AMSTERDAM: Syria has made no progress in relinquishing a last batch of chemical weapons it says is inaccessible due to fighting, making it increasingly likely it will miss a final deadline to destroy its toxic stockpile, Britain said yesterday.
The British deputy representative to the Organisation for the Prohibition of Chemical Weapons (OPCW) told delegates in The Hague that packaging material had arrived for the 100 tonnes of toxic chemicals. “But there is still no sign of any movement of chemicals, nor any indications of a time scale for a move,” said the statement.
Syrian President Bashar Al Assad agreed last year to hand over the country’s entire chemical weapons stockpile after hundreds of people were killed in a sarin gas attack near Damascus.
The agreement with Russia and the US averted Western military strikes threatened in response to the worst chemical weapons atrocity in decades, which has been blamed by Washington on Assad’s government. His government, which denies the allegation and blames the rebels, still has roughly 7 percent of 1,300 tonnes it declared to the OPCW, enough highly toxic material to carry out a large-scale attack.

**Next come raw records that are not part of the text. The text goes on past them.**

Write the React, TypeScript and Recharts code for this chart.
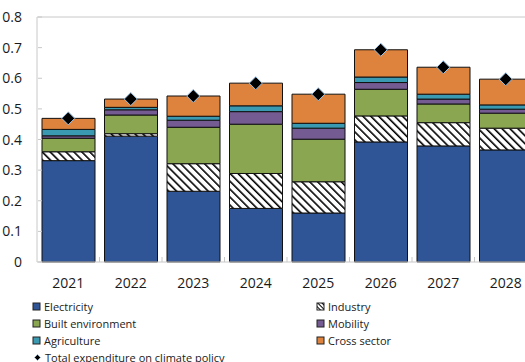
import React from 'react';
import {
  ComposedChart,
  Bar,
  Line,
  XAxis,
  YAxis,
  ReferenceLine,
} from 'recharts';

// values (share, 0-0.8)
const years = ['2021', '2022', '2023', '2024', '2025', '2026', '2027', '2028'];
const electricity = [0.331, 0.411, 0.231, 0.175, 0.16, 0.392, 0.379, 0.366];
const industry = [0.029, 0.008, 0.09, 0.114, 0.102, 0.085, 0.076, 0.071];
const builtEnvironment = [0.044, 0.061, 0.119, 0.161, 0.139, 0.087, 0.061, 0.049];
const mobility = [0.008, 0.017, 0.023, 0.041, 0.036, 0.022, 0.016, 0.013];
const agriculture = [0.021, 0.008, 0.013, 0.019, 0.016, 0.018, 0.016, 0.014];
const crossSector = [0.036, 0.027, 0.066, 0.074, 0.095, 0.089, 0.088, 0.084];
const totalExpenditure = [0.469, 0.532, 0.542, 0.584, 0.548, 0.693, 0.636, 0.597];
const yTicks = [0, 0.1, 0.2, 0.3, 0.4, 0.5, 0.6, 0.7, 0.8];

const data = years.map((year, i) => ({
  year,
  electricity: electricity[i],
  industry: industry[i],
  builtEnvironment: builtEnvironment[i],
  mobility: mobility[i],
  agriculture: agriculture[i],
  crossSector: crossSector[i],
  total: totalExpenditure[i],
}));

const COLORS = {
  electricity: '#2F5597',
  builtEnvironment: '#8AA650',
  mobility: '#745B92',
  agriculture: '#3A9AB2',
  crossSector: '#DE833D',
};

const FONT = '"Open Sans", "DejaVu Sans", sans-serif';
const TEXT = '#1a1a1a';
const FRAME = '#c8c8c8';
const BAND = 62.5;

const Diamond = (props: any) => {
  const { cx, cy, index } = props;
  if (cx == null || cy == null) return null;
  const r = 6.5;
  return (
    <polygon
      key={`d-${index}`}
      points={`${cx},${cy - r} ${cx + r},${cy} ${cx},${cy + r} ${cx - r},${cy}`}
      fill="#000"
      stroke="#9DC3E6"
      strokeWidth={1}
    />
  );
};

const YTick = (props: any) => {
  const { x, y, payload } = props;
  const v = payload.value;
  return (
    <g>
      <text x={x} y={y} dy="0.36em" textAnchor="end" fill={TEXT} fontSize={14} fontFamily={FONT}>
        {v === 0 ? '0' : v.toFixed(1)}
      </text>
      <line x1={x + 16} x2={x + 20} y1={y} y2={y} stroke={FRAME} />
    </g>
  );
};

const XTick = (props: any) => {
  const { x, y, payload, index } = props;
  const axisY = y - 16;
  return (
    <g>
      <text x={x} y={y} dy="0.71em" textAnchor="middle" fill={TEXT} fontSize={14} fontFamily={FONT}>
        {payload.value}
      </text>
      {index < years.length - 1 && (
        <line x1={x + BAND / 2} x2={x + BAND / 2} y1={axisY - 5} y2={axisY} stroke={FRAME} />
      )}
    </g>
  );
};

const Swatch = ({ fill }: { fill: string }) => (
  <svg width={9} height={9} style={{ marginRight: 3, flex: 'none' }}>
    <defs>
      <pattern id="hatchSmall" width={3} height={3} patternUnits="userSpaceOnUse" patternTransform="rotate(-45)">
        <rect width={3} height={3} fill="#fff" />
        <line x1={0} y1={0} x2={0} y2={3} stroke="#000" strokeWidth={2} />
      </pattern>
    </defs>
    <rect x={1} y={1} width={7} height={7} fill={fill} stroke="#222" strokeWidth={1} />
  </svg>
);

const legendRows = [
  { top: 306.5, left: [{ name: 'Electricity', fill: COLORS.electricity }], right: { name: 'Industry', fill: 'url(#hatchSmall)' } },
  { top: 323.5, left: [{ name: 'Built environment', fill: COLORS.builtEnvironment }], right: { name: 'Mobility', fill: COLORS.mobility } },
  { top: 340, left: [{ name: 'Agriculture', fill: COLORS.agriculture }], right: { name: 'Cross sector', fill: COLORS.crossSector } },
];

const itemStyle: React.CSSProperties = {
  position: 'absolute',
  display: 'flex',
  alignItems: 'center',
  height: 16,
  fontSize: 11,
  fontFamily: FONT,
  color: TEXT,
  whiteSpace: 'nowrap',
};

export default function App() {
  return (
    <div style={{ position: 'absolute', left: 0, top: 0, width: 525, height: 362, overflow: 'hidden', background: '#fff' }}>
      <ComposedChart
        width={545}
        height={300}
        data={data}
        margin={{ top: 17, right: 8, bottom: 0, left: 0 }}
        barCategoryGap={5}
      >
        <defs>
          <pattern id="hatch" width={5.6} height={5.6} patternUnits="userSpaceOnUse" patternTransform="rotate(-45)">
            <rect width={5.6} height={5.6} fill="#fff" />
            <line x1={0} y1={0} x2={0} y2={5.6} stroke="#000" strokeWidth={3.2} />
          </pattern>
        </defs>
        <XAxis
          dataKey="year"
          height={38}
          axisLine={{ stroke: FRAME }}
          tickLine={false}
          tickSize={16}
          tickMargin={0}
          tick={<XTick />}
          interval={0}
        />
        <YAxis
          width={37}
          domain={[0, 0.8]}
          ticks={yTicks}
          axisLine={{ stroke: FRAME }}
          tickLine={false}
          tickSize={15}
          tickMargin={0}
          tick={<YTick />}
          interval={0}
        />
        <ReferenceLine y={0.8} stroke={FRAME} />
        <Bar dataKey="electricity" stackId="a" fill={COLORS.electricity} stroke="#111" strokeWidth={1} isAnimationActive={false} />
        <Bar dataKey="industry" stackId="a" fill="url(#hatch)" stroke="#111" strokeWidth={1} isAnimationActive={false} />
        <Bar dataKey="builtEnvironment" stackId="a" fill={COLORS.builtEnvironment} stroke="#111" strokeWidth={1} isAnimationActive={false} />
        <Bar dataKey="mobility" stackId="a" fill={COLORS.mobility} stroke="#111" strokeWidth={1} isAnimationActive={false} />
        <Bar dataKey="agriculture" stackId="a" fill={COLORS.agriculture} stroke="#111" strokeWidth={1} isAnimationActive={false} />
        <Bar dataKey="crossSector" stackId="a" fill={COLORS.crossSector} stroke="#111" strokeWidth={1} isAnimationActive={false} />
        <Line dataKey="total" stroke="none" dot={<Diamond />} activeDot={false} isAnimationActive={false} />
      </ComposedChart>

      {legendRows.map((row) => (
        <React.Fragment key={row.top}>
          {row.left.map((it) => (
            <div key={it.name} style={{ ...itemStyle, left: 32, top: row.top - 8 }}>
              <Swatch fill={it.fill} />
              {it.name}
            </div>
          ))}
          <div style={{ ...itemStyle, left: 316, top: row.top - 8 }}>
            <Swatch fill={row.right.fill} />
            {row.right.name}
          </div>
        </React.Fragment>
      ))}
      <div style={{ ...itemStyle, left: 33, top: 357 - 8 }}>
        <svg width={9} height={9} style={{ marginRight: 3, flex: 'none' }}>
          <polygon points="4.5,1.5 7.5,4.5 4.5,7.5 1.5,4.5" fill="#000" stroke="#9DC3E6" strokeWidth={0.6} />
        </svg>
        Total expenditure on climate policy
      </div>
    </div>
  );
}
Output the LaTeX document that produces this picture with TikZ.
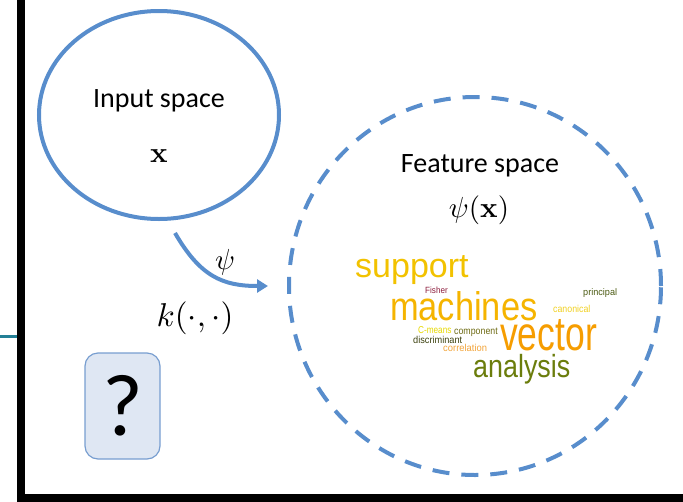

It has missed several deadlines, most recently its own promise to hand over the remaining chemicals by April 27. It has also failed to destroy a dozen facilities that were part of the chemical weapons programme. Under the deal, Syria’s entire stockpile is supposed to have been destroyed by mid-2014, but “it is growing ever clearer that the 30 June deadline will not be met”, the British statement said.
A diplomat in the Middle East said the remaining chemicals have been packed in containers, but that the joint UN-OPCW operation overseeing the destruction still lacks access to the site.